Comme l’ont prévu la majorité des juristes et avocats de la place, le tribunal de première instance de Tunis a rejeté, dans sa décision du 13 novembre 2012, la demande intentée par l’avocat Maître Fathi Laâyouni contre les deux députés de l’Assemblée Nationale Constituante, messieurs Ahmed Khakhoussi et Mohamed Brahimi.
Mais contre toute attente, l’argument du tribunal a été l’irrecevabilité de l’affaire pour incompétence d’attribution. Le tribunal estime, en effet, que cette affaire est du ressort de la juridiction administrative.
Seulement, voilà, le tribunal administratif, en vertu de la loi du 1er juin 1972, est compétent pour statuer sur les demandes d’annulation des actes administratifs pour excès de pouvoir alors que le retrait de la qualité de député n’est pas prévu dans un texte légal.
Selon la loi du 1er juin 1972, il y a excès de pouvoir lorsque l’administration prend une décision qui ne fait pas partie de ses attributions ou prend une décision contraire à la réglementation. Ainsi, l’affaire introduite par Maître Laâyouni n’a rien à voir avec une décision administrative sujette à annulation.
Maître Laâyouni a expliqué son recours par le fait que le but des députés concernés par la grève était de faire pression sur la justice et neutraliser le principe de la séparation des pouvoirs.

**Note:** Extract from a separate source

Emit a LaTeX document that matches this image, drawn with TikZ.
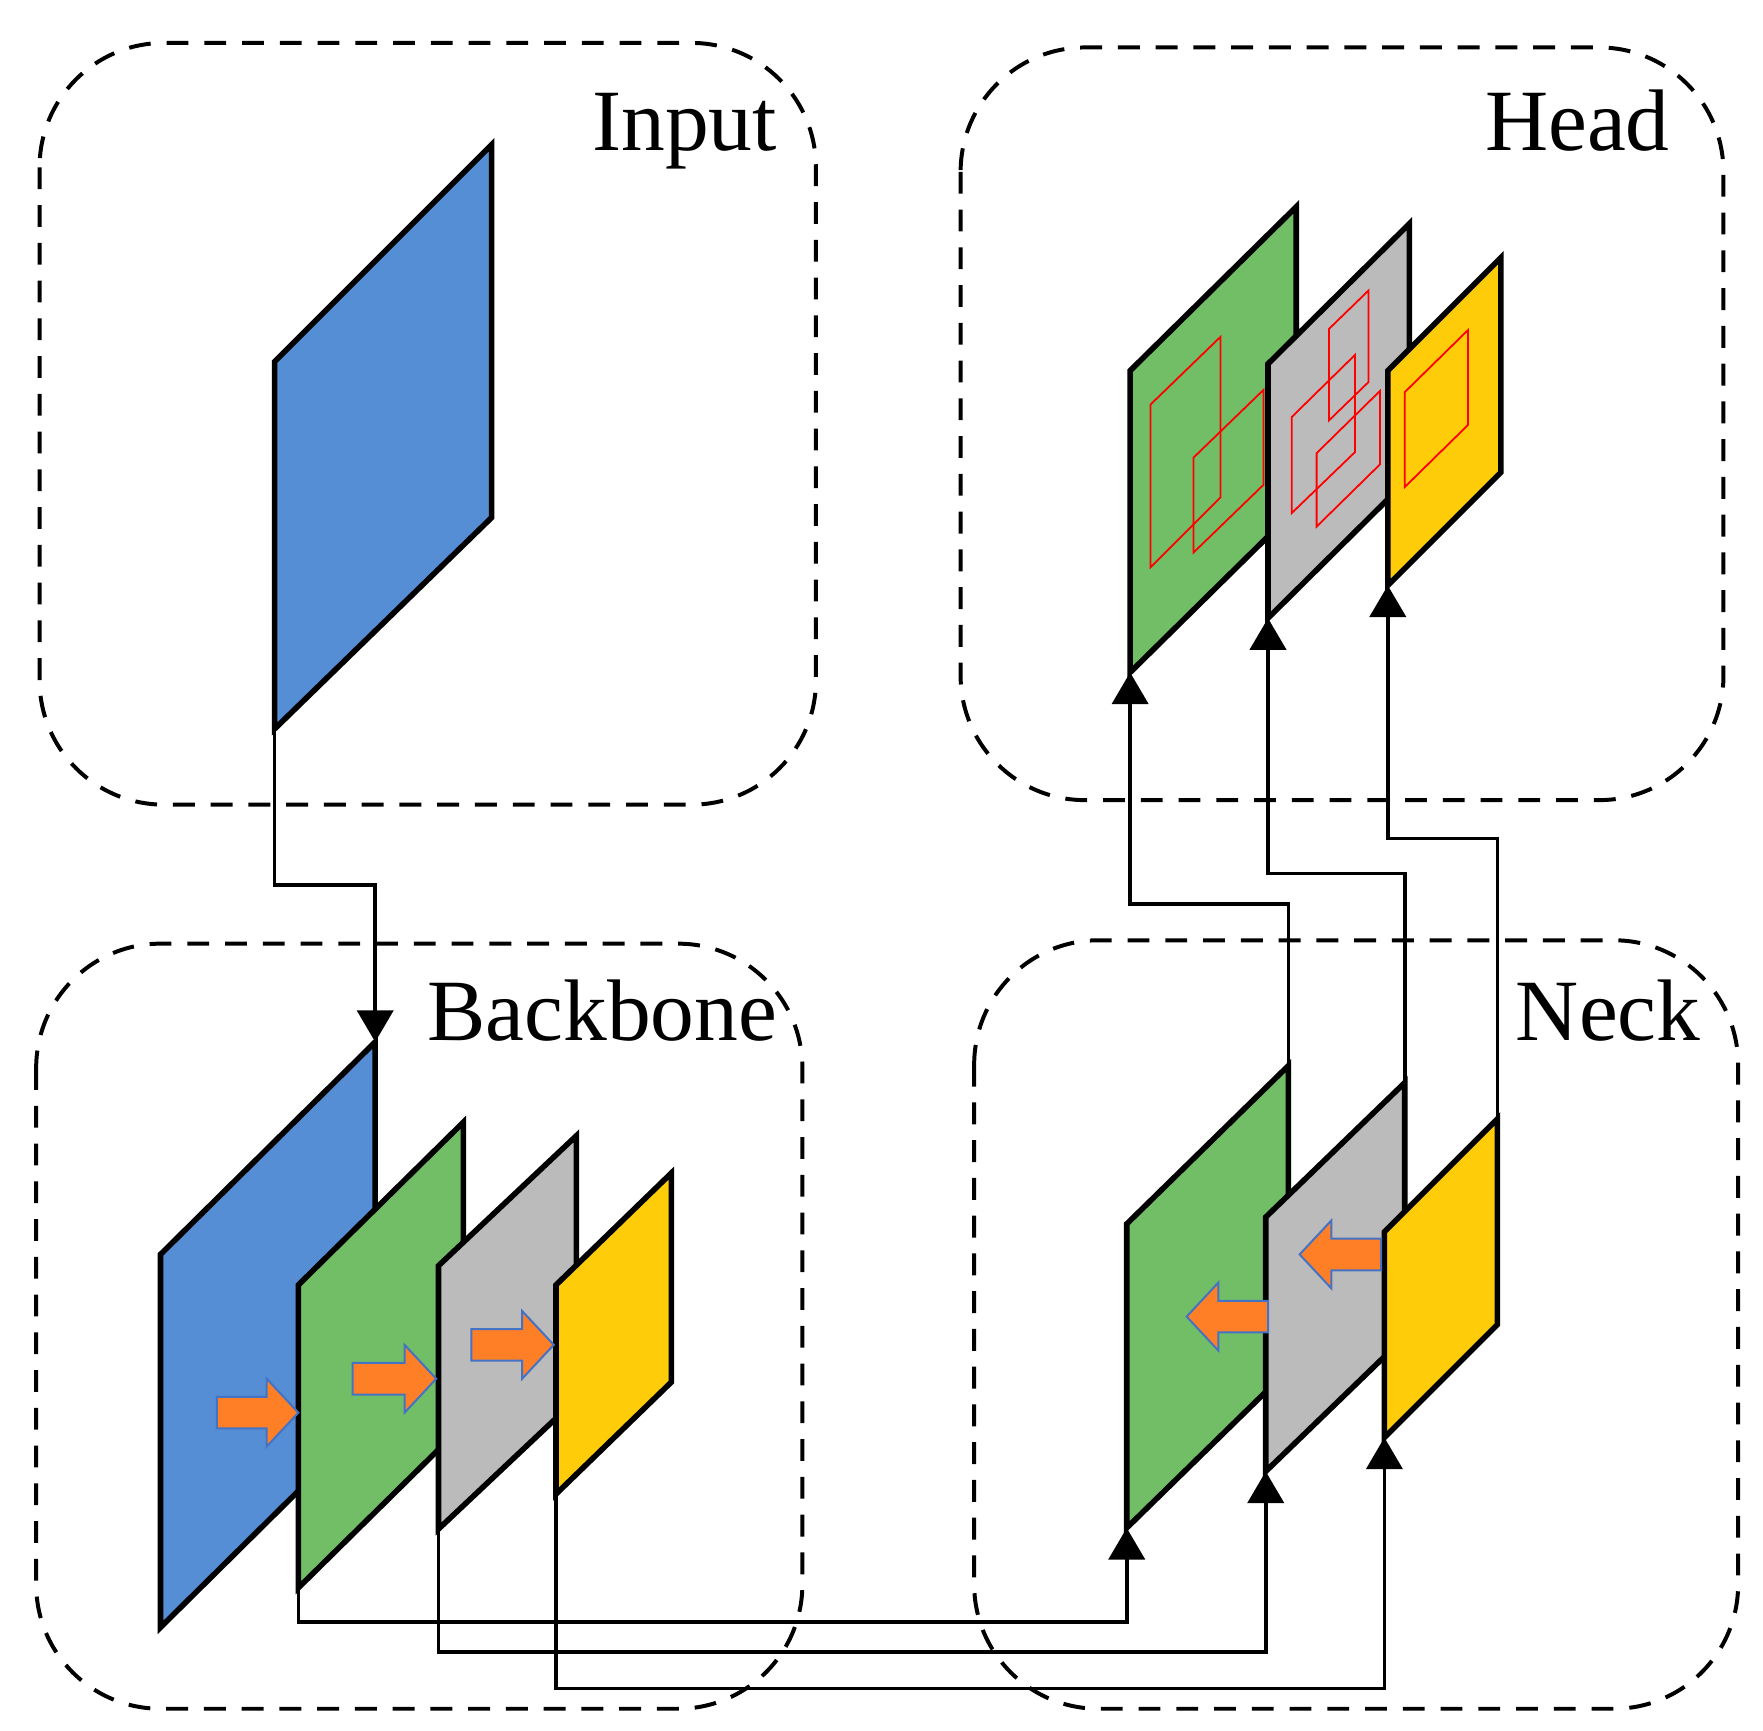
\documentclass[tikz,border=0pt]{standalone}
\usepackage{fontspec}
\setmainfont{Liberation Serif}
\usetikzlibrary{arrows.meta}
\definecolor{pblue}{HTML}{558ED5}
\definecolor{pgreen}{HTML}{72BE66}
\definecolor{pgray}{HTML}{BBBBBB}
\definecolor{pyellow}{HTML}{FFCC0A}
\definecolor{porange}{HTML}{FF7F27}
\definecolor{pedge}{HTML}{4472C4}
\tikzset{
  grp/.style={draw, line width=1pt, dash pattern=on 5.5pt off 4pt, rounded corners=1.1cm},
  panel/.style={draw, line width=1.4pt, line join=miter},
  rbox/.style={draw=red, line width=0.45pt},
  conn/.style={draw, line width=0.9pt},
  tip/.style={-{Triangle[width=0.32cm,length=0.28cm]}},
  lbl/.style={font=\fontsize{22}{26}\selectfont, inner sep=0pt},
  oarr/.style={fill=porange, draw=pedge, line width=0.5pt, line join=miter},
}
% panel: x1, top1, bot1, x2, top2, bot2, color
\newcommand\mypanel[7]{\path[panel,fill=#7] (#1,#2) -- (#4,#5) -- (#4,#6) -- (#1,#3) -- cycle;}
% red box: x1,t1,b1,x2,t2,b2
\newcommand\myrbox[6]{\draw[rbox] (#1,#2) -- (#4,#5) -- (#4,#6) -- (#1,#3) -- cycle;}
% block arrow: tail x, head x, y, direction sign
\newcommand\myarr[4]{\path[oarr] (#1,#3-14) -- (#2-#4*28,#3-14) -- (#2-#4*28,#3-30) -- (#2,#3) -- (#2-#4*28,#3+30) -- (#2-#4*28,#3+14) -- (#1,#3+14) -- cycle;}
\begin{document}
\begin{tikzpicture}[x=0.01cm,y=-0.01cm]
\useasboundingbox (0,0) rectangle (1560,1531);
% groups
\path[grp] (35,38) rectangle (722,712);
\path[grp] (850,42) rectangle (1525,708);
\path[grp] (32,835) rectangle (710,1512);
\path[grp] (862,832) rectangle (1538,1512);
\node[lbl, anchor=base east] (tin) at (688,133) {Input};
\node[lbl, anchor=base east] (thead) at (1478,133) {Head};
\node[lbl, anchor=base] (tbb) at (533,921) {Backbone};
\node[lbl, anchor=base] (tneck) at (1423,921) {Neck};
% input
\mypanel{243}{320}{645}{435}{128}{458}{pblue}
% backbone
\mypanel{142}{1110}{1440}{332}{922}{1252}{pblue}
\mypanel{264}{1137}{1405}{410}{993}{1261}{pgreen}
\mypanel{388}{1120}{1353}{510}{1005}{1238}{pgray}
\mypanel{492}{1137}{1322}{594}{1038}{1223}{pyellow}
\myarr{192}{264}{1250}{1}
\myarr{312}{386}{1220}{1}
\myarr{417}{490}{1190}{1}
% neck
\mypanel{997}{1083}{1352}{1140}{943}{1212}{pgreen}
\mypanel{1120}{1077}{1302}{1243}{958}{1183}{pgray}
\mypanel{1225}{1090}{1272}{1325}{990}{1172}{pyellow}
\myarr{1122}{1050}{1165}{-1}
\myarr{1222}{1150}{1110}{-1}
% head
\mypanel{1000}{328}{595}{1147}{183}{450}{pgreen}
\myrbox{1018}{358}{502}{1080}{298}{440}
\myrbox{1056}{405}{489}{1118}{345}{429}
\mypanel{1122}{322}{547}{1247}{198}{423}{pgray}
\myrbox{1143}{369}{454}{1199}{314}{400}
\myrbox{1176}{291}{372}{1211}{257}{338}
\myrbox{1165}{401}{466}{1221}{346}{411}
\mypanel{1228}{328}{518}{1328}{228}{418}{pyellow}
\myrbox{1243}{347}{431}{1299}{292}{376}
% anchor coordinates
\coordinate (inB) at (243,645);
\coordinate (bbT) at (332,922);
\coordinate (bgB) at (264,1405);
\coordinate (byB) at (388,1353);
\coordinate (bwB) at (492,1322);
\coordinate (ngB) at (997,1352);
\coordinate (nyB) at (1120,1302);
\coordinate (nwB) at (1225,1272);
\coordinate (ngT) at (1140,943);
\coordinate (nyT) at (1243,958);
\coordinate (nwT) at (1325,990);
\coordinate (hgB) at (1000,595);
\coordinate (hyB) at (1122,547);
\coordinate (hwB) at (1228,518);
% connectors
\draw[conn,tip] (inB) |- (332,783) -- (bbT);
\draw[conn,tip] (bgB) |- (997,1435) -- (ngB);
\draw[conn,tip] (byB) |- (1120,1462) -- (nyB);
\draw[conn,tip] (bwB) |- (1225,1494) -- (nwB);
\draw[conn,tip] (ngT) |- (1000,800) -- (hgB);
\draw[conn,tip] (nyT) |- (1122,773) -- (hyB);
\draw[conn,tip] (nwT) |- (1228,742) -- (hwB);
\end{tikzpicture}
\end{document}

D’après l’avocat, une grève de la faim peut être déclenchée par un citoyen ordinaire, mais ne peut pas être le fait d’un député élu pour concourir à l’élaboration de la constitution, voter des lois et contrôler l’activité gouvernementale.
Dans la loi constituante du 11 décembre 2011 relative à l’organisation provisoire des pouvoirs (mini-constitution), aucune disposition n’est prévue concernant la destitution du député. La seule hypothèse prévue dans ce cadre figure dans l’article 8 de la loi.
Aux termes de cet article, aucun élu ne peut être poursuivi ou arrêté pour délit ou crime sans que son immunité ne soit levée par l’Assemblée. De surcroît, une grève de la faim n’est pas une faute civile qui justifie des recours judiciaires.
Il est à noter que Maître Laâyouni a déposé, par ailleurs une plainte contre les députés qui ont rejoint Nidaa Tounes pour abus de confiance ; contre l’artiste Lotfi Abdelli pour attentat à la pudeur ; et contre l’ISIE pour mauvaise gestion.
Toutes ces affaires sont en cours d’instruction. La plupart des observateurs, hommes de loi et politiques s’impatientent de connaître la position des tribunaux à leur sujet. Les uns par curiosité, les autres par principe.